Once again Jeff Prestridge of The Daily Mail has written about the scandal of PPI mis-selling.
In his article he argues:
"When Natalie Ceeney, head of the Financial Ombudsman Service, claimed a few weeks ago that some big banks were treating customers unfairly, she did not name names.
The issue related, inevitably, to payment protection insurance policies, which banks wrongly sold in their millions. Ceeney said the offending banks were not looking fairly at complainants’ cases on their individual merits but were ‘managing complaints down in line with the money set aside for compensation’.
Ceeney did not single anyone out, but I bet one bank she had in mind was Lloyds. Even now, of all the complaints that Lloyds rejects that are then pursued by the Ombudsman, 86 per cent are won by the consumer. In other words the bank rejects far too many cases when it ought to pay up.

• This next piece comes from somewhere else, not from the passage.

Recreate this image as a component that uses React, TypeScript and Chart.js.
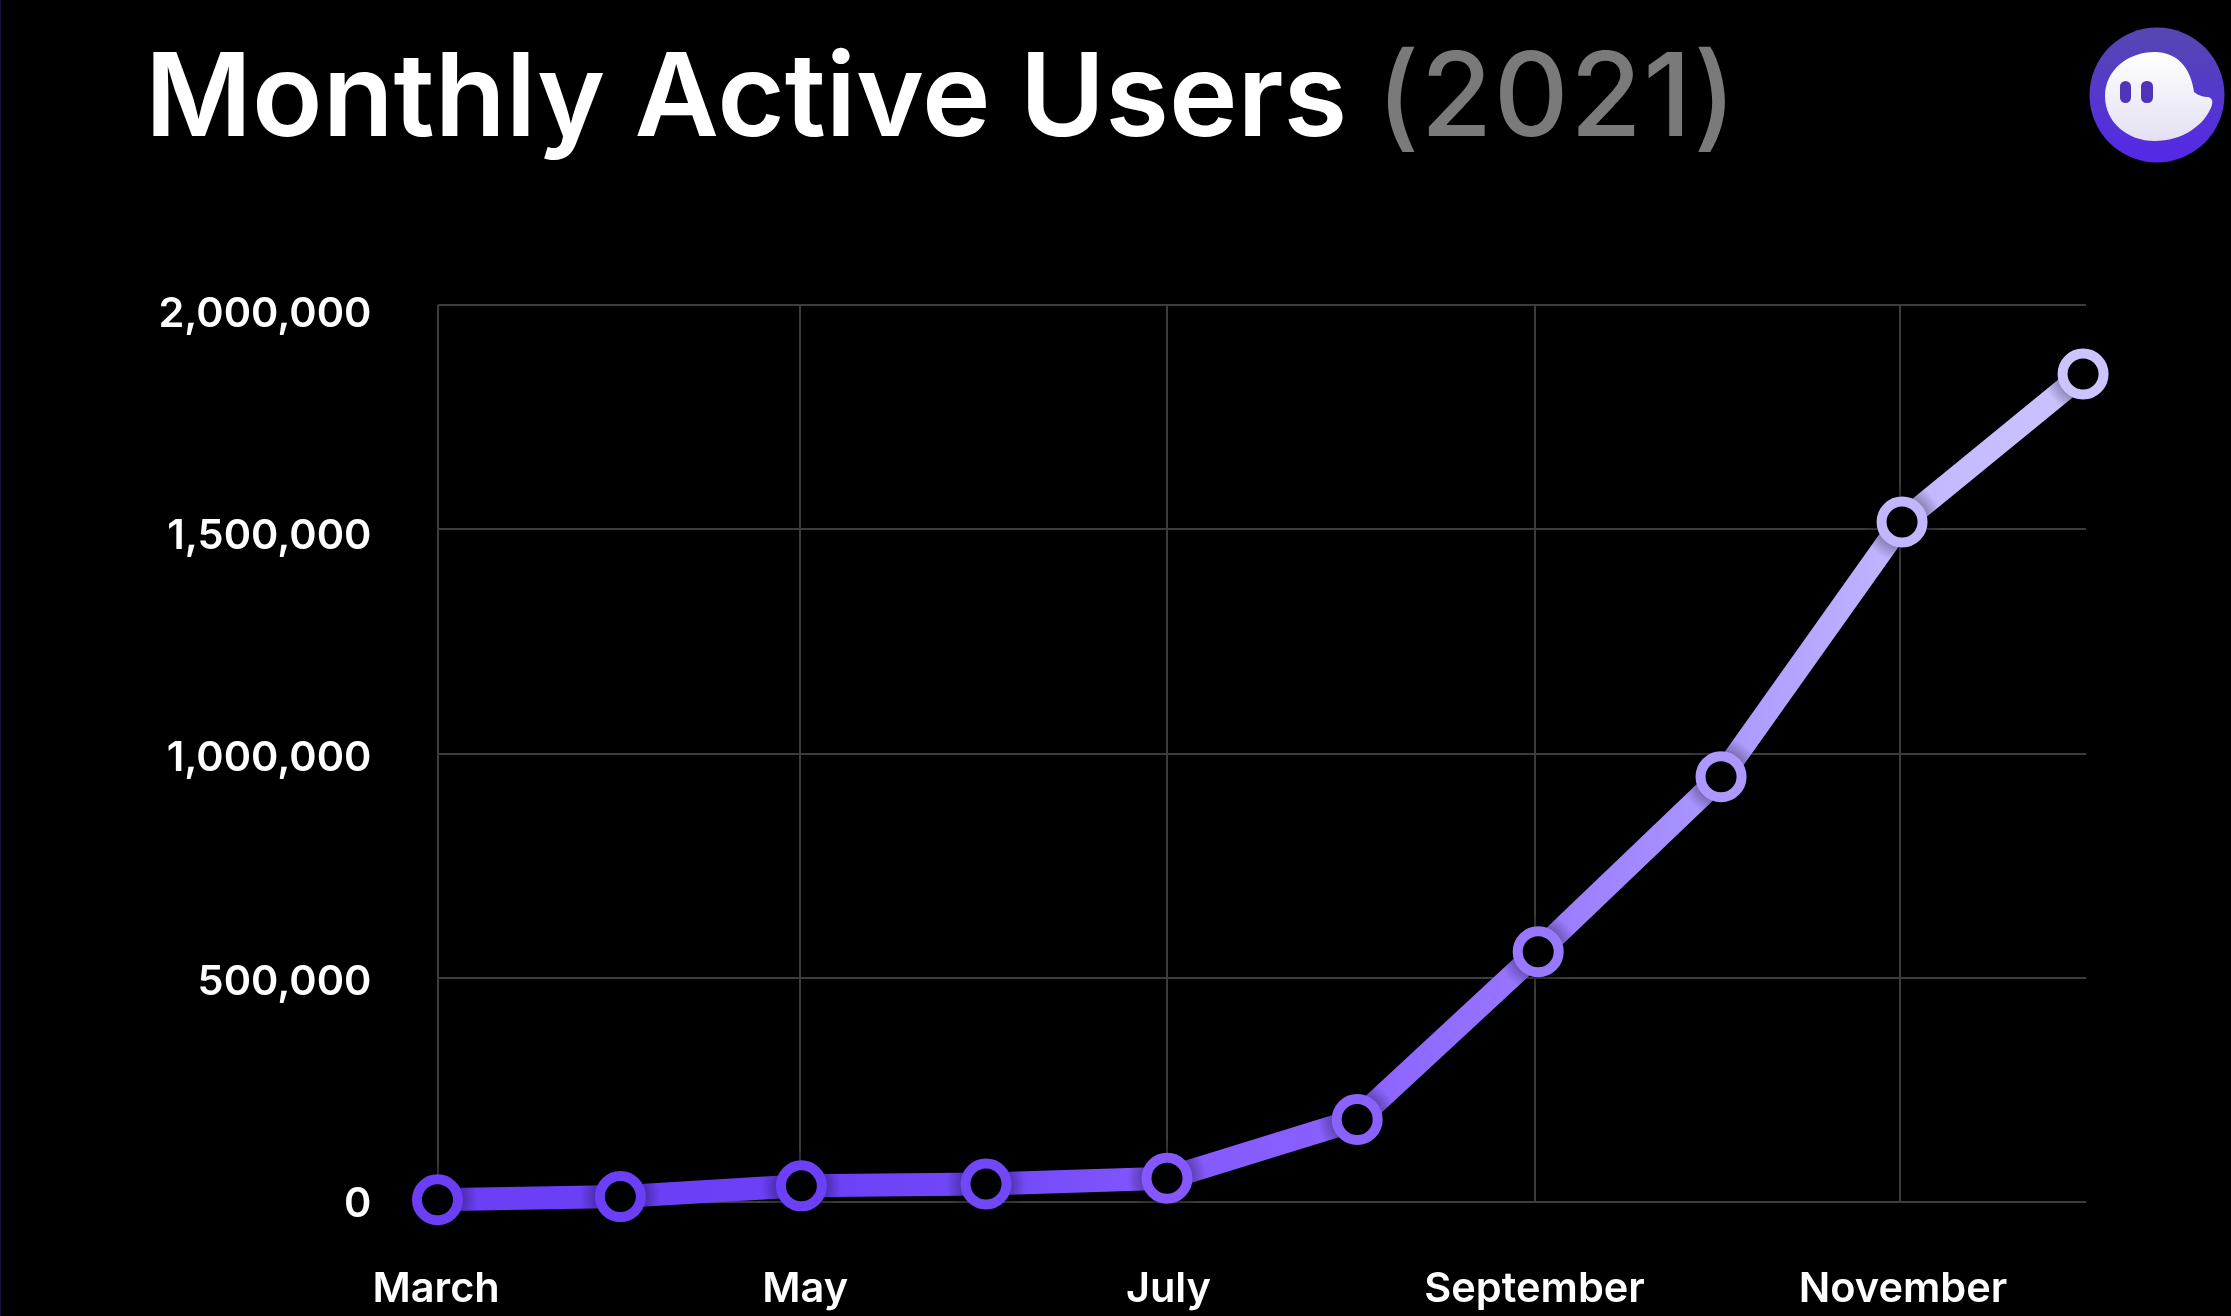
import { Chart, registerables } from "chart.js";
import { useEffect, useRef } from "react";

Chart.register(...registerables);

const months = ["March", "April", "May", "June", "July", "August", "September", "October", "November", "December"];
// the months are not quite evenly spaced in the picture
const monthPos = [0, 1, 1.99, 3, 3.99, 5.03, 6.02, 7.02, 8.01, 9];
const users = [5000, 12000, 36000, 40000, 53000, 184000, 558000, 948000, 1516000, 1846000];
const xTicks = [0, 1.98, 3.99, 6, 8];

const pointColors = ["#6a3ff5", "#6a3ff5", "#6b40f6", "#7148f8", "#8458fe", "#8a62ff", "#9878ff", "#ac98ff", "#c2b6ff", "#cbc4ff"];
const xLabelShift = [-1.4, 5.7, 1.4, 0, 2.8];
const yLabelShift = [3, 4.5, 5.5, 7, 10];

const points = users.map((y, i) => ({ x: monthPos[i], y }));

const shiftLabels = {
  id: "shiftLabels",
  beforeDraw(chart: any) {
    chart.scales.x.getLabelItems().forEach((item: any, i: number) => {
      item.options.translation[0] += xLabelShift[i];
    });
    chart.scales.y.getLabelItems().forEach((item: any, i: number) => {
      item.options.translation[1] += yLabelShift[i];
    });
  },
};

const App = () => {
  const chartRef = useRef<HTMLCanvasElement | null>(null);

  useEffect(() => {
    if (!chartRef.current) return;
    const chart = new Chart(chartRef.current, {
      type: "line",
      data: {
        datasets: [
          // rings on top, soft dark halo under them, then the line
          {
            data: points,
            showLine: false,
            pointRadius: 20.5,
            pointHoverRadius: 20.5,
            pointBorderWidth: 10,
            pointBackgroundColor: "#000000",
            pointBorderColor: pointColors,
            clip: false,
          },
          {
            data: points,
            showLine: false,
            pointRadius: 40,
            pointHoverRadius: 40,
            pointBorderWidth: 0,
            pointBackgroundColor: (c: any) => {
              if (!c.parsed) return "transparent";
              const px = c.chart.scales.x.getPixelForValue(c.parsed.x);
              const py = c.chart.scales.y.getPixelForValue(c.parsed.y);
              if (!Number.isFinite(px) || !Number.isFinite(py)) return "transparent";
              const g = c.chart.ctx.createRadialGradient(px, py, 24, px, py, 40);
              g.addColorStop(0, "rgba(0,0,0,0.3)");
              g.addColorStop(1, "rgba(0,0,0,0)");
              return g;
            },
            clip: false,
          },
          {
            data: points,
            borderWidth: 23,
            borderColor: (c: any) => {
              const x = c.chart.scales.x;
              if (!c.chart.chartArea || !x || !Number.isFinite(x.getPixelForValue(0))) return pointColors[0];
              const g = c.chart.ctx.createLinearGradient(x.getPixelForValue(0), 0, x.getPixelForValue(9), 0);
              pointColors.forEach((col, i) => g.addColorStop(monthPos[i] / 9, col));
              return g;
            },
            borderCapStyle: "butt",
            tension: 0,
            pointRadius: 0,
            pointHoverRadius: 0,
            clip: false,
          },
        ],
      },
      options: {
        animation: false,
        responsive: false,
        layout: { padding: { top: 305, right: 145, left: 0, bottom: 0 } },
        plugins: { legend: { display: false }, tooltip: { enabled: false } },
        scales: {
          x: {
            type: "linear",
            min: 0,
            max: 9.016,
            afterFit: (s: any) => {
              s.height = 114;
            },
            afterBuildTicks: (s: any) => {
              s.ticks = xTicks.map((value) => ({ value }));
            },
            ticks: {
              color: "#ffffff",
              maxRotation: 0,
              padding: 63,
              font: { family: "Inter", size: 41.5, weight: "600" },
              callback: (v: any) => months[Math.round(v)],
            },
            grid: { color: "#3c3c3c", lineWidth: 2, drawTicks: false },
            border: { display: false },
          },
          y: {
            min: 0,
            max: 2000000,
            afterFit: (s: any) => {
              s.width = 437.5;
            },
            ticks: {
              stepSize: 500000,
              color: "#ffffff",
              padding: 66,
              font: { family: "Inter", size: 41.5, weight: "600" },
              callback: (v: any) => Number(v).toLocaleString("en-US"),
            },
            grid: { color: "#3c3c3c", lineWidth: 2, drawTicks: false },
            border: { display: false },
          },
        },
      },
      plugins: [shiftLabels],
    } as any);
    return () => {
      chart.destroy();
    };
  }, []);

  return (
    <div style={{ position: "fixed", inset: 0, width: 2231, height: 1316, background: "#000", overflow: "hidden", borderLeft: "1px solid #14103a", boxSizing: "border-box" }}>
      <canvas ref={chartRef} width={2231} height={1316} style={{ position: "absolute", left: -1, top: 0, width: 2231, height: 1316 }} />
      <div style={{ position: "absolute", left: 144, top: 24, fontFamily: "Inter", fontSize: 116, lineHeight: "140px", fontWeight: 600, color: "#fff", whiteSpace: "nowrap" }}>
        Monthly Active Users <span style={{ color: "#7a7a7a", fontWeight: 500, letterSpacing: 1.5 }}>(2021)</span>
      </div>
      <svg style={{ position: "absolute", left: 2080, top: 20 }} width={151} height={150} viewBox="2080 20 151 150">
        <defs>
          <linearGradient id="disc" x1="0" y1="0" x2="0" y2="1">
            <stop offset="0" stopColor="#5548b0" />
            <stop offset="1" stopColor="#5428e8" />
          </linearGradient>
          <linearGradient id="ghost" x1="0" y1="0" x2="0" y2="1">
            <stop offset="0" stopColor="#ffffff" />
            <stop offset="1" stopColor="#e4e0f2" />
          </linearGradient>
        </defs>
        <circle cx={2156} cy={95} r={67.5} fill="url(#disc)" />
        <path
          d="M2104 96 C2104 70 2127 52 2154 52 C2176 52 2190 68 2193 92 C2198 96 2203 97 2207 97 C2211 98 2212 101 2211 105 C2204 126 2180 141 2154 141 C2126 141 2104 122 2104 96 Z"
          fill="url(#ghost)"
        />
        <rect x={2119} y={81} width={11} height={22} rx={5.5} fill="#4f33b8" />
        <rect x={2140} y={81} width={12} height={22} rx={5.5} fill="#4f33b8" />
      </svg>
    </div>
  );
};

export default App;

That conclusion should be clear from the figures alone, but last week an undercover operation gave it fresh emphasis. A Times reporter posing as a complaints handler for Lloyds revealed the bank did indeed have a deliberate ploy of fobbing off complainants to avoid paying compensation.
Let us hope the new Financial Conduct Authority will step in and penalise Lloyds’ directors for this. It should do so swiftly, especially given the determination of its boss Martin Wheatley to get tough on financial services miscreants.
But let’s make sure enforcement does not stop there, because there is another culprit in this shabby process – Deloitte. When the accountancy giant is not doing its day job of helping firms avoid tax, it provides services including complaints handling, which it was doing for Lloyds in relation to PPI.
In fact, a lot of Deloitte’s work arises when banks such as Lloyds get into trouble with the watchdog and need an ‘independent’ hand to sort things out. Deloitte’s standing has been so high that it has even undertaken work for the Financial Ombudsman Service and the savers’ lifeboat, the Financial Services Compensation Scheme.
But now Deloitte appears as guilty as the miscreant banks. Regarding the Lloyds scandal, Deloitte says no more than its role was to ‘process PPI mis-selling complaints in accordance with the bank’s policies and procedures’.
As I read it, Deloitte is saying that fairness and good practice do not come into the equation. Complaints handing is not about putting things right, it’s about doing whatever Lloyds says. Justice and integrity be hanged.
Lloyds lost any remnants of its once high reputation years ago. Now it is only known as a customer-bashing millstone hanging round taxpayers’ necks.
Deloitte’s reputation, after these revelations, deserves to head in a similar direction. If ever there was a parasite profiting from the mess of bank mis-selling, it is Deloitte. It deserves to be in serious regulatory trouble."